The feeling of being watched is universal, but that doesn’t make it any less eerie an experience. This phenomenon often occurs within us when we are at our most vulnerable or most uncomfortable with our surroundings. Changing in an empty house with windows, walking down the street alone or in a crowded bar after a drink or two — even in the most unfounded cases, the feeling can overwhelm your entire body.

So, what does it mean to voluntarily put yourself in this position, for three days straight? Not only that, but also to do so while subjecting yourself to prior recordings of yourself? To actor and self-proclaimed former-celebrity Shia LaBeouf, this means art.

Beginning Nov. 10, LaBeouf consecutively showed all of his movies in reverse chronological order at the Angelika Film Center in New York City. Concurrently, LaBeouf streamed an online feed of himself sitting in the theatre watching his films for three straight days. His #AllMyMovies event was open to the public, with LaBeouf inviting his fans to join him at the theatre or to watch him watch his movies online, both for free.

The camera capturing LaBeouf at his seat stayed tight and focused on the actor’s face for the entirety of the event. Catching all of his reactions, from tears to laughs, it reminds us of what it feels like to watch a movie in the conventional manner. LaBeouf takes his seat after intermissions between each film, stands up to let other audience members enter and exit his row and shares his chair’s armrest with the person seated next to him. We see him scratch his face and rub his eyes, having been staring at a movie screen for hours. #AllMyMovies can be seen as LaBeouf celebrating not his own movies — though it doesn’t hurt as a plug for everything that he has starred in since the start of his career — but as celebrating the act of going to a theatre and watching a movie in itself.

With the myriad alternatives to seeing a movie in theatres available to us, LaBeouf, already known for goofy, absurd stunts, reminds us of what used to be the chief activity in cinematic entertainment. At the same time, he challenges himself and his audiences to think about the nature of his experiment.

LaBeouf’s stunt blurs the line between truth and performance. In taping himself, can we know whether his reactions — or even more acutely, his little physical ticks — are genuine or the product of some type of act? Yet, being a believer in metamodernism, he might argue that it transcends both. Instead of distinguish between actor and character, LaBeouf blurs the two into one cohesive being. After confronting people with a discomforting performance art piece called #IAmSorry, in which he sat in a Los Angeles gallery for six days crying with a paper bag over his head that read “I am not famous anymore,” #AllMyMovies could not be a more wholesome representation of his ideology.

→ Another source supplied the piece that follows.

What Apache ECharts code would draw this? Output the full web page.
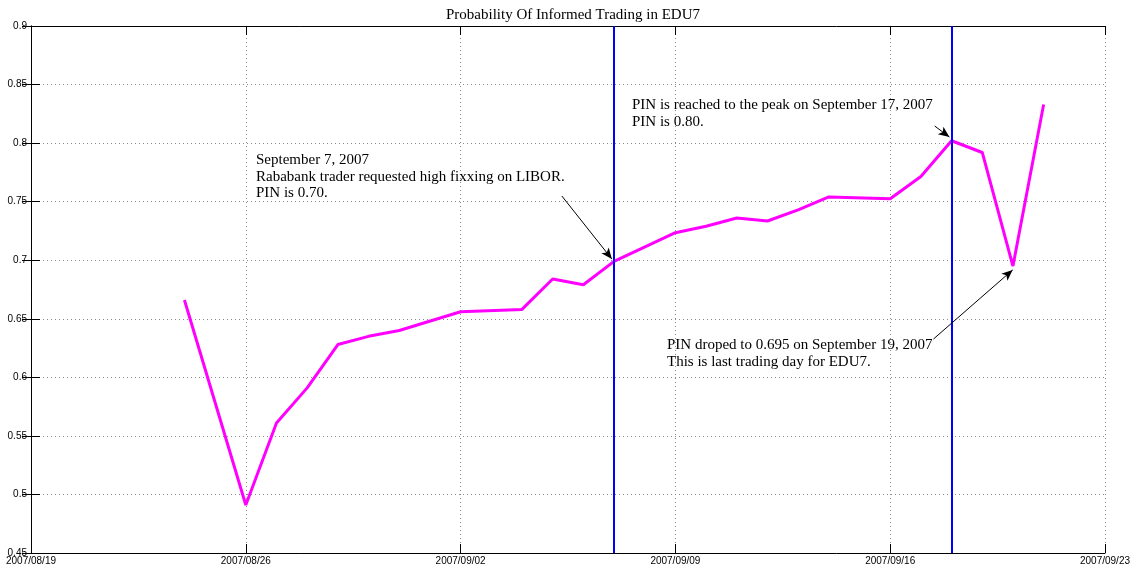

The art piece also causes reflection on that human experience of feeling watched, something that LaBeouf interacts with as a celebrity recognized in public and as an actor in front of a camera. Did he constantly feel the camera focused on him as a persistent presence, thousands of internet browsers watching him from the safety of their computer? What about the very real judgment and accusations of pretention and self-absorption that could come from him genuinely responding to his own acting?

As the screen flashed and dimmed on LaBeouf’s face throughout the stream of #AllMyMovies, you couldn’t help but connect with the sometimes chastised actor. He feels the same discomforts as anyone else, yawning, fixing his hoodie and shifting in his theatre chair.

We assume his status affords him an obvious better quality of life, but as a result of his fame he faces a harder time trying to convey his own discomforts to an audience who doesn’t want to hear it. So, why not use his fame and penchant for artistic stunts to show us instead of simply, unsuccessfully trying to tell us.